Budget documents tabled in the National Assembly show that the overhaul workshop will play a key role in maintaining and refurbishing locomotives, carriages and other train components. The facility is essential to keeping the railway running smoothly as the government plans to extend the SGR to the border town of Malaba through Kisumu.

“Kenya Railways intends to introduce commercial and logistics hubs in both the metre gauge railway and the standard gauge railway,” KRC said in a statement in March, highlighting the role of the overhaul workshop and logistics facilities in improving efficiency and boosting trade.

The Sh2.2 billion set aside for locomotive wheelsets will go toward acquiring vital components that serve as the interface between trains and rail infrastructure. Wheelsets carry the full weight of rolling stock, ensuring safe, stable and efficient movement of trains.

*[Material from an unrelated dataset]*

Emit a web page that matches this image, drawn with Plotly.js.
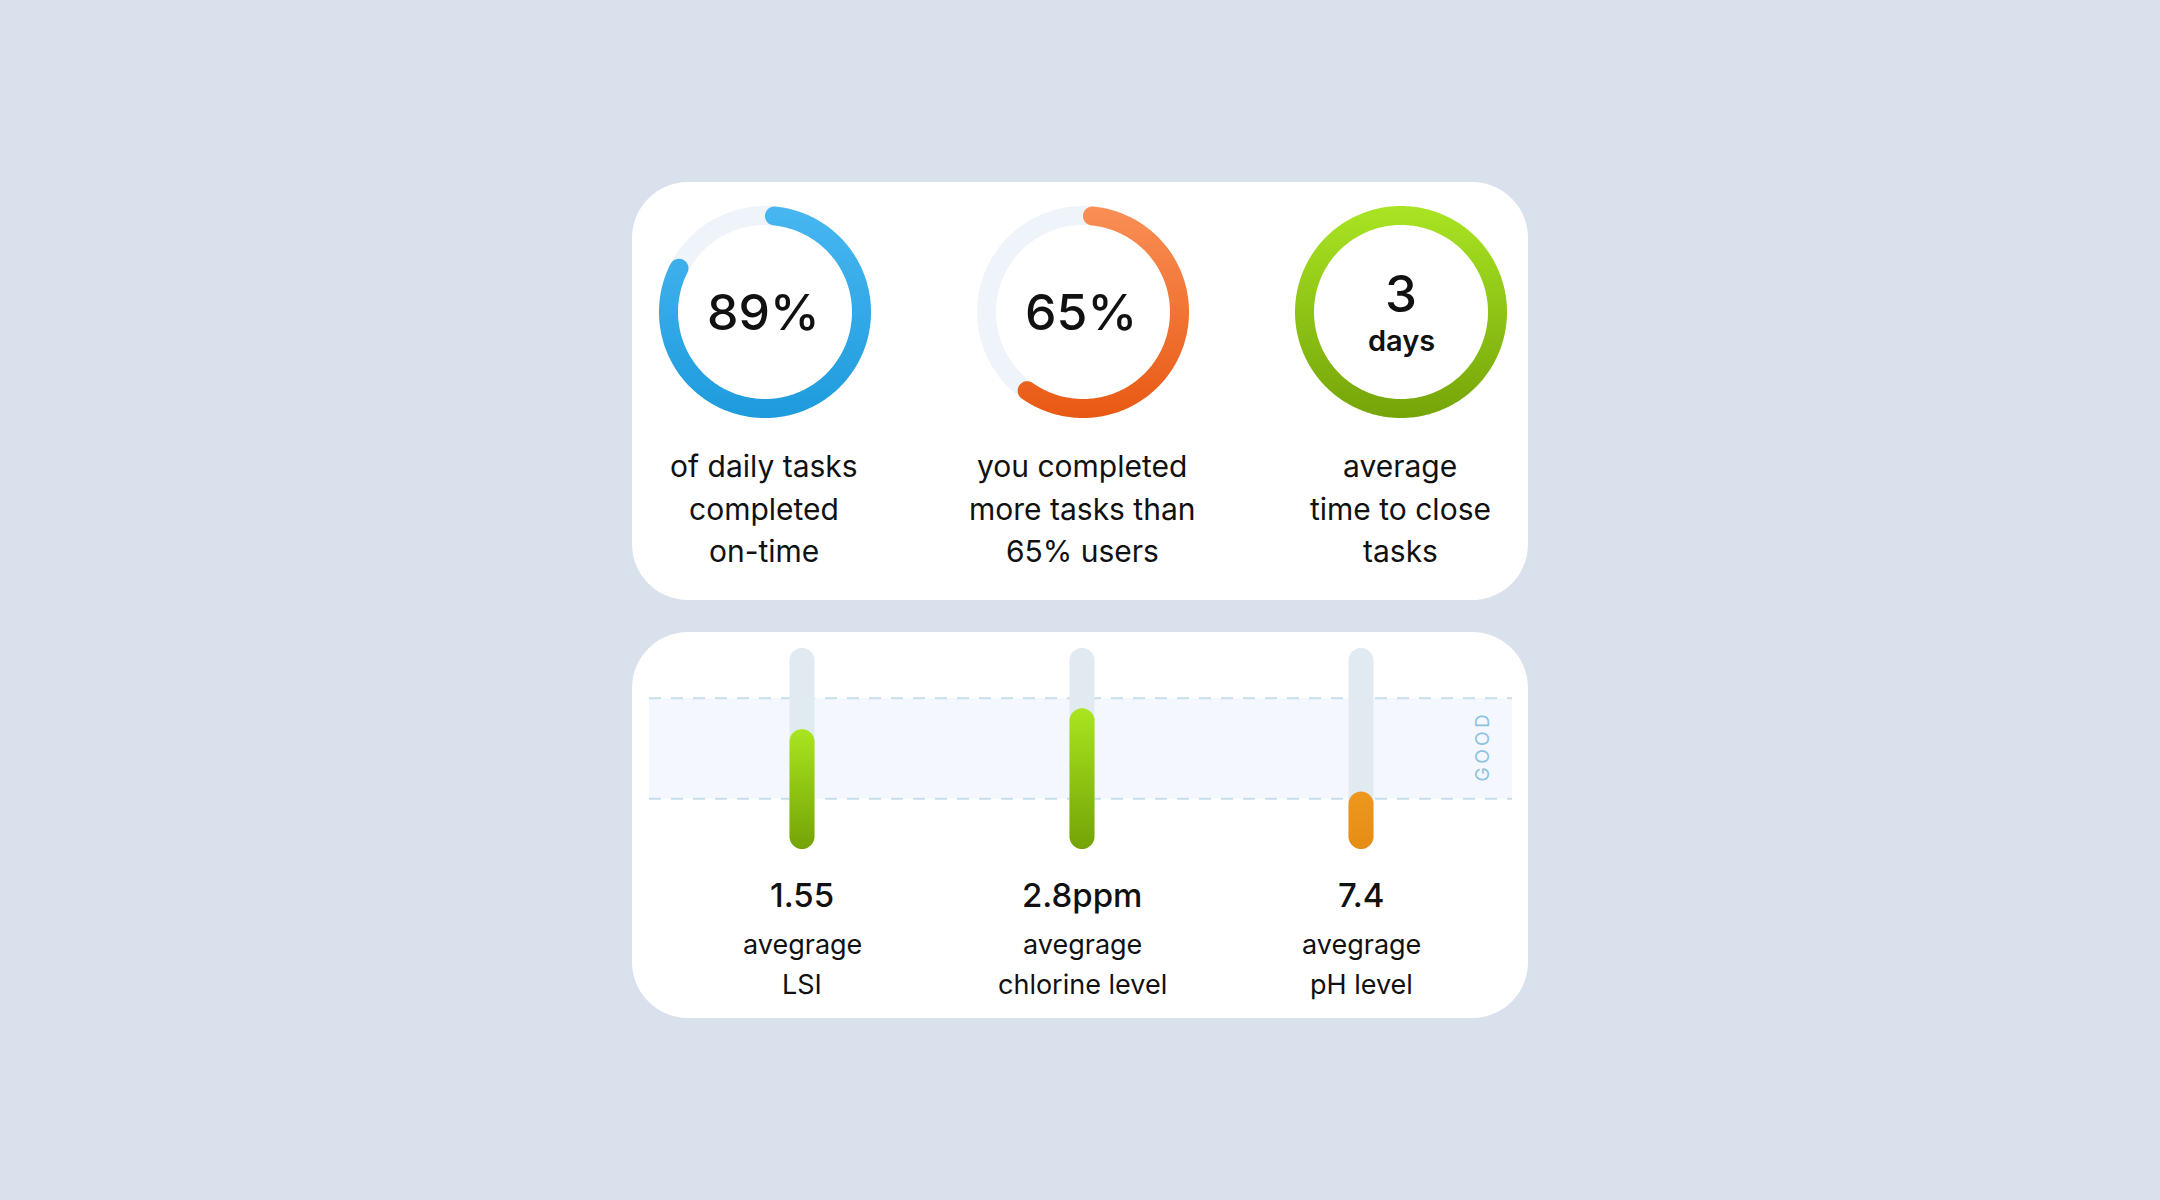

The Sh300 million allocation to overhaul the passenger ticketing system marks a shift from the current system, which has been managed by Afristar since 2017. The Chinese firm has overseen cargo operations, ticketing and fare collection for eight years, but the government is now seeking full autonomy over the railway’s operations.

The transition comes amid growing concern over the high cost of running the SGR. According to past Treasury disclosures, taxpayers spend at least Sh18 billion annually to fund operations and pay Afristar.

The full takeover is part of a cost-cutting strategy aimed at containing these expenses and empowering Kenyan personnel to operate and maintain the railway.

KRC had already assumed control of 90 per cent of the SGR operations by July 2023. The full transfer was initially expected to be completed by June 2024, but has since been pushed to the end of 2025.

The SGR is also set for a major extension from Naivasha to Kisumu and eventually to Malaba. The Naivasha-Kisumu section is projected to cost Sh380 billion, while the Kisumu-Malaba leg will require a further Sh122.9 billion.

The expansion is expected to improve cargo movement between Mombasa and Uganda, strengthening regional trade and connectivity.